1) Why Foldables Change Content Strategy, Not Just Device Testing
Two screen states = two attention models
On a standard phone, most content decisions are made for one dominant viewport. On a foldable, the cover screen often behaves like a “pre-view” surface: users glance, decide, and either continue or defer. The unfolded view then becomes a more immersive consumption space, where people are willing to read longer headings, compare options, and engage with richer visuals. Creators who ignore that split tend to overstuff the cover-screen experience or underuse the expanded canvas. The result is usually a page that feels cramped when closed and oddly sparse when open.

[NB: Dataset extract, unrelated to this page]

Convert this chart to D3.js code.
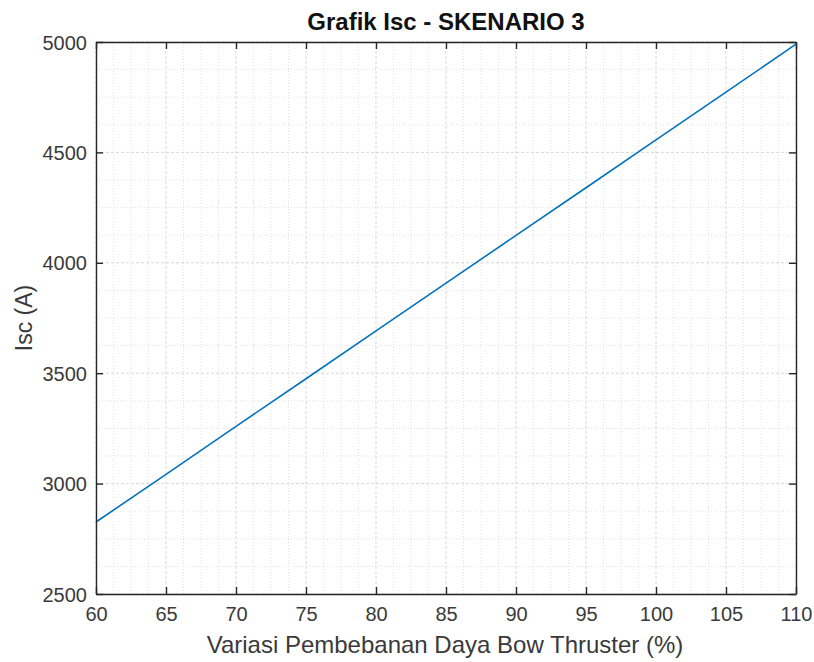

This is why foldable UX deserves the same strategic treatment publishers already give to asynchronous workflows and channel-specific packaging. Similar to the thinking behind document management in asynchronous communication, your content must make sense both in a quick scan and in a deeper review mode. The message should be legible at a glance, but the layout should reward expansion. That duality is the core creative challenge.
Form factor changes composition rules
The passport-style shape of many foldables shifts how people hold and orient devices. That affects thumb reach, visual focal points, and the natural placement of navigation controls. In practice, buttons and call-to-actions that sit comfortably in a traditional 9:16 phone may fall into awkward zones on a foldable cover screen. Meanwhile, unfolded screens create room for side rails, dual-column cards, and stacked content modules that would feel too dense on a slab phone.
This is not unlike the planning required for accessible content for older viewers, where layout must account for how audiences actually process information under real-world constraints. Foldables introduce another constraint: variable geometry. Creators who design for both modes from the start can preserve engagement without creating separate master files for every use case.
Think in content states, not single assets
A foldable-ready system should define at least three states: closed portrait, folded landscape, and unfolded wide. Each state can use the same core message, but the hierarchy, truncation, and supporting visuals may shift. The practical benefit is that your team no longer asks, “Will this fit?” after the design is approved. Instead, you ask, “Which state is primary, and what must stay visible in each state?” That one question will save hours during review day.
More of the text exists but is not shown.